Thanks for your comments, Lisa. I invite you and everyone to check out my flickr portfolio of everything you mentioned - even an indoor photo inside Christ the Saviour - I didn't know it was forbidden to take fotos, and I got yelled at - but beautiful nonetheless. And yes, the Peter I monument is a behemoth, but my local friends didn't complain, and neither did I. I thought it was cool. I think the cheesy amusement park and the PEPSI ad next to it are more garish.

My flickr photos that have Christ the Saviour and Peter are found at

Posted by: kuzmich | November 1, 2005 04:17 PM

Hey, why no picture of the monument to kitsch? Lisa, you tease!

Posted by: Adriana | November 1, 2005 10:45 PM

Sorry, all - the photos are coming! Please check back in shortly! As for the rumor about Luzhkov being a "patron of the artist," it's certainly true that the sculptor, Zurab Tsereteli, has been hired to do millions of dollars worth of projects around Moscow since 1995. He also is the designer of a giant teardrop-shaped monument to the victims of Sept. 11, which has caused a stir of its own in the US...
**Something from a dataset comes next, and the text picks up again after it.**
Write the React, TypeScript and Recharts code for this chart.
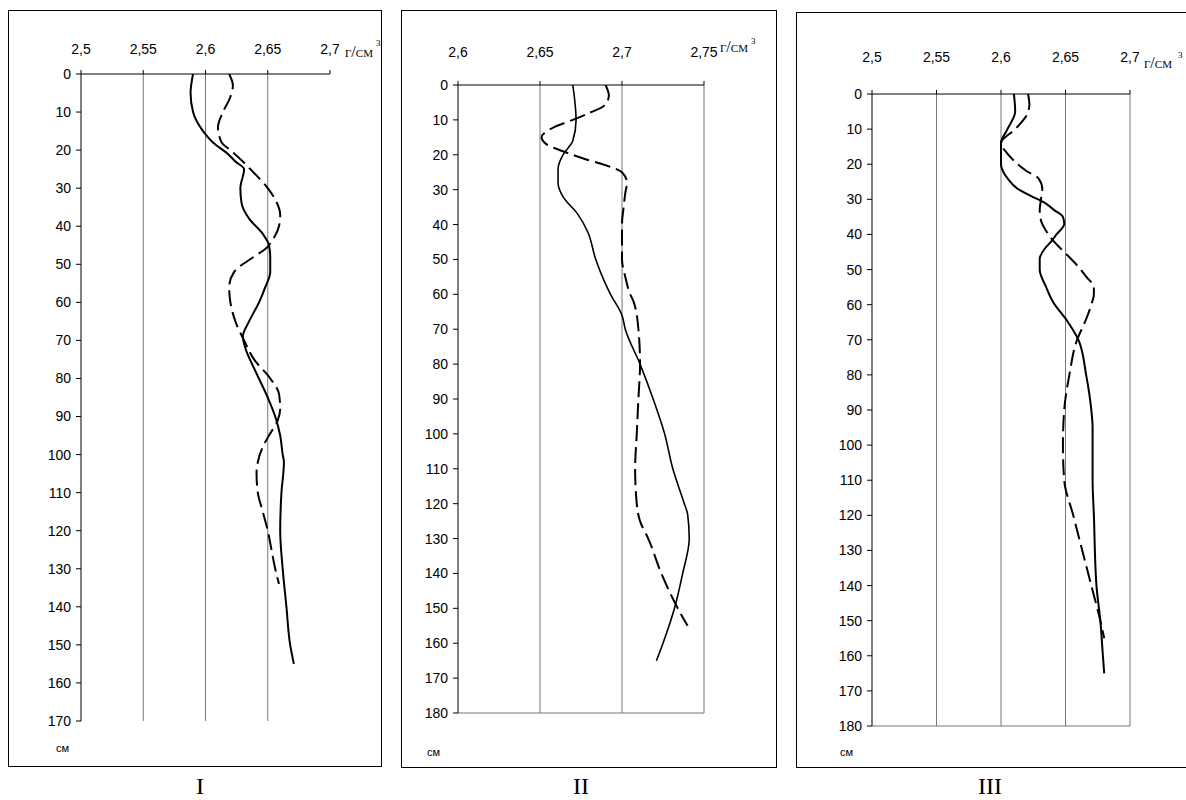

Posted by: Lisa Dickey | November 2, 2005 12:17 AM

I was a student studying abroad in Moscow during the fall of 1995 and returned again in November of 2000. I was amazed at the changes that had occurred during that brief span of time.

One of the biggest changes was that it felt safer. It seemed that one could not go anywhere in 1995 without crossing the paths of "flatheads" or young mafioso. I even had to walk over a crime scene in 1995, complete with the body of a crime victim.

But in 2000, this same fear and trepidation was absent. I am under no illusions that crime is still a serious issue in Moscow. But I felt hope in the changes and optimistic for the city and its citizens. I'm hoping the postings for this article show even more improvement since 2000 and will eagerly await them.

Posted by: Chris Cagle | November 2, 2005 06:19 PM

I have heard another name for the statue of the Peter The Great - "Oilman" (Neftianik). Ship looks like an Oil Rig from far away. Some part of Moscow's prosperity comes from high oil prices. Consequently, it is nice monument to the worker of the oil industry.

Posted by: Alex | November 3, 2005 02:36 AM

The author of the Peter the Great statue is Zurab Tsereteli, currently also President of the Russian Academy of Fine Arts. A "koniunkturshtch" already successful in Soviet time. For another piece of kitsch of his hand, go to the UN in New York and look for a St Georges fighting dragons in the guise of Pershing II cruise missiles. It looms large left of the gate to the garden.
Tsereteli does not lack self assurance: he has his own self-glorifying museum in Moscow and a thought provoking web site (

Posted by: daeng | November 15, 2005 10:27 PM

The statue is actually not all that bad and only time will tell whether it fits the city. When the Eiffel tower was just erected it has also drawn lots of criticism but now it is a symbol of not only Paris but the whole France!